Does Seattle issue its own general contractor license?

Answered by AskBaily Editorial · Updated

Short answer

No. Washington L&I registers general contractors statewide under RCW 18.27 — there is no separate city-level GC license in Seattle. What Seattle adds is an SDCI permit process, a Master Use Permit track, the Seattle Energy Code (stricter than state), Shoreline Management overlays, Landmarks Preservation review, Critical Areas, and Tree Protection. Always verify the L&I record directly at secure.lni.wa.gov.

In detail

Seattle does not issue its own general contractor license. The State of Washington holds that authority exclusively, and Washington Labor and Industries registers every general and specialty contractor under RCW 18.27 (Registration of Contractors) and the implementing rules at WAC 296-200A. The state framework requires contractors to post a 12,000 dollar bond for general work or 6,000 dollars for specialty trades, carry general liability of at least 250,000 dollars per occurrence and 200,000 dollars in property damage, and maintain an active UBI tax registration with the Department of Revenue.
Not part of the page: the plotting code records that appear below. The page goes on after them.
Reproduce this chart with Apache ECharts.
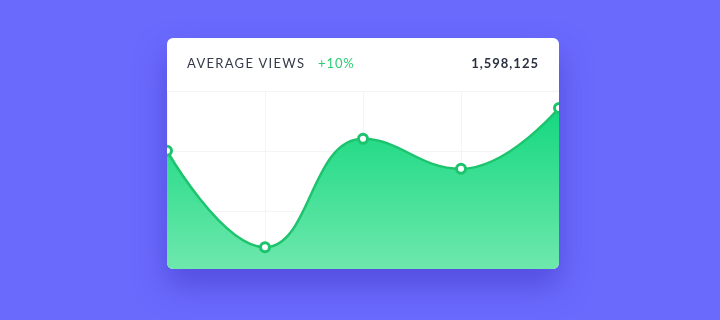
<!DOCTYPE html>
<html>
<head>
<meta charset="utf-8">
<script src="https://cdn.jsdelivr.net/npm/echarts@6/dist/echarts.min.js"></script>
<style>
  html, body { margin: 0; padding: 0; }
  body { width: 720px; height: 320px; background: #6a6afd; position: relative; overflow: hidden; font-family: Lato, "Open Sans", sans-serif; }
  #card {
    position: absolute; left: 167px; top: 38px; width: 392px; height: 231px;
    background: #fff; border-radius: 6px; overflow: hidden;
    box-shadow: 0 16px 30px rgba(60, 50, 190, 0.5);
  }
  .head { position: absolute; top: 17px; font-size: 13px; line-height: 16px; }
  #title { left: 20px; color: #353a4a; letter-spacing: 1.3px; }
  #change { left: 151px; color: #2ccb72; letter-spacing: 0.9px; }
  #total { right: 20px; color: #2a3142; font-weight: bold; letter-spacing: 1px; }
  #main { position: absolute; left: 0; top: 0; width: 392px; height: 234px; }
</style>
</head>
<body>
<div id="card">
  <div id="main"></div>
  <div class="head" id="title">AVERAGE VIEWS</div>
  <div class="head" id="change">+10%</div>
  <div class="head" id="total">1,598,125</div>
</div>
<script>
// chart values
const categories = ['1', '2', '3', '4', '5'];
const viewValues = [201, 41, 221, 171, 272];
const yTicks = [0, 100, 200, 300];

let plot = echarts.init(document.querySelector('#main'));

const option = {
    animation: false,
    grid: { left: 0, right: 0, top: 53, bottom: 0 },
    xAxis: {
        type: 'category',
        data: categories,
        boundaryGap: false,
        axisLine: { show: false },
        axisTick: { show: false },
        axisLabel: { show: false },
        splitLine: { show: true, lineStyle: { color: '#f4f4f6', width: 1 } }
    },
    yAxis: {
        type: 'value',
        min: yTicks[0],
        max: yTicks[yTicks.length - 1],
        interval: 100,
        axisLine: { show: false },
        axisTick: { show: false },
        axisLabel: { show: false },
        splitLine: { lineStyle: { color: '#f4f4f6', width: 1 } }
    },
    series: [{
        type: 'line',
        data: viewValues,
        smooth: 0.45,
        symbol: 'circle',
        symbolSize: 9,
        itemStyle: { color: '#ffffff', borderColor: '#1dc46d', borderWidth: 3 },
        lineStyle: { color: '#1dc46d', width: 2.5 },
        areaStyle: {
            color: new echarts.graphic.LinearGradient(0, 0, 0, 1, [
                { offset: 0, color: '#14d87f' },
                { offset: 1, color: '#70e8ae' }
            ]),
            opacity: 1
        }
    }]
};

plot.setOption(option);
</script>
</body>
</html>
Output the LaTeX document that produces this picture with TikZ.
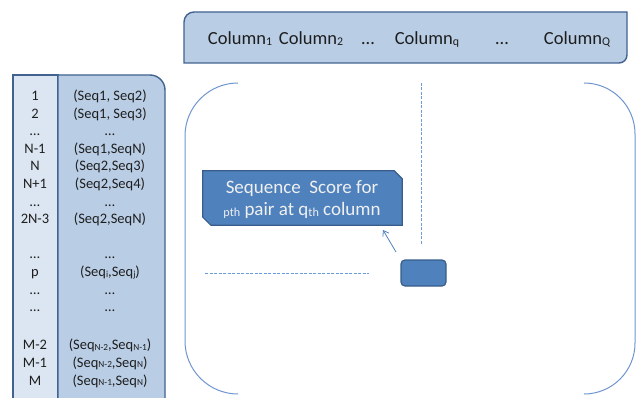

The authoritative verification source is the Department of Labor and Industries license-lookup portal at secure.lni.wa.gov. That tool exposes the registration status, bond and insurance status, judgment history, and any open infractions or stop-work orders. A contractor who is suspended, expired, or shows recent infractions is a hard pass regardless of how good the bid looks.

What Seattle layers on top of the L&I registration is a permit and design-review apparatus operated by the Seattle Department of Construction and Inspections (SDCI). The relevant city instruments include the Seattle Building Code under SMC Title 22, the Seattle Energy Code (SMC Title 22, Subtitle V, considerably stricter than the state energy code), the Master Use Permit framework for projects triggering SEPA review under WAC 197-11, Critical Areas regulations under SMC 25.09, the Tree Protection Ordinance under SMC 25.11, Shoreline Management overlays under SMC 23.60A, and Landmarks Preservation Board jurisdiction under SMC 25.12. None of these are licensure of the contractor; they are permit and process controls on the work product.

For electrical and plumbing trade work, Seattle additionally enforces the city electrical code through SDCI electrical inspectors and requires permits under SMC Title 22, Subtitle VII. A general contractor can hold the prime contract but must subcontract trades to L&I-licensed electricians and plumbers, each verifiable through the same lookup portal.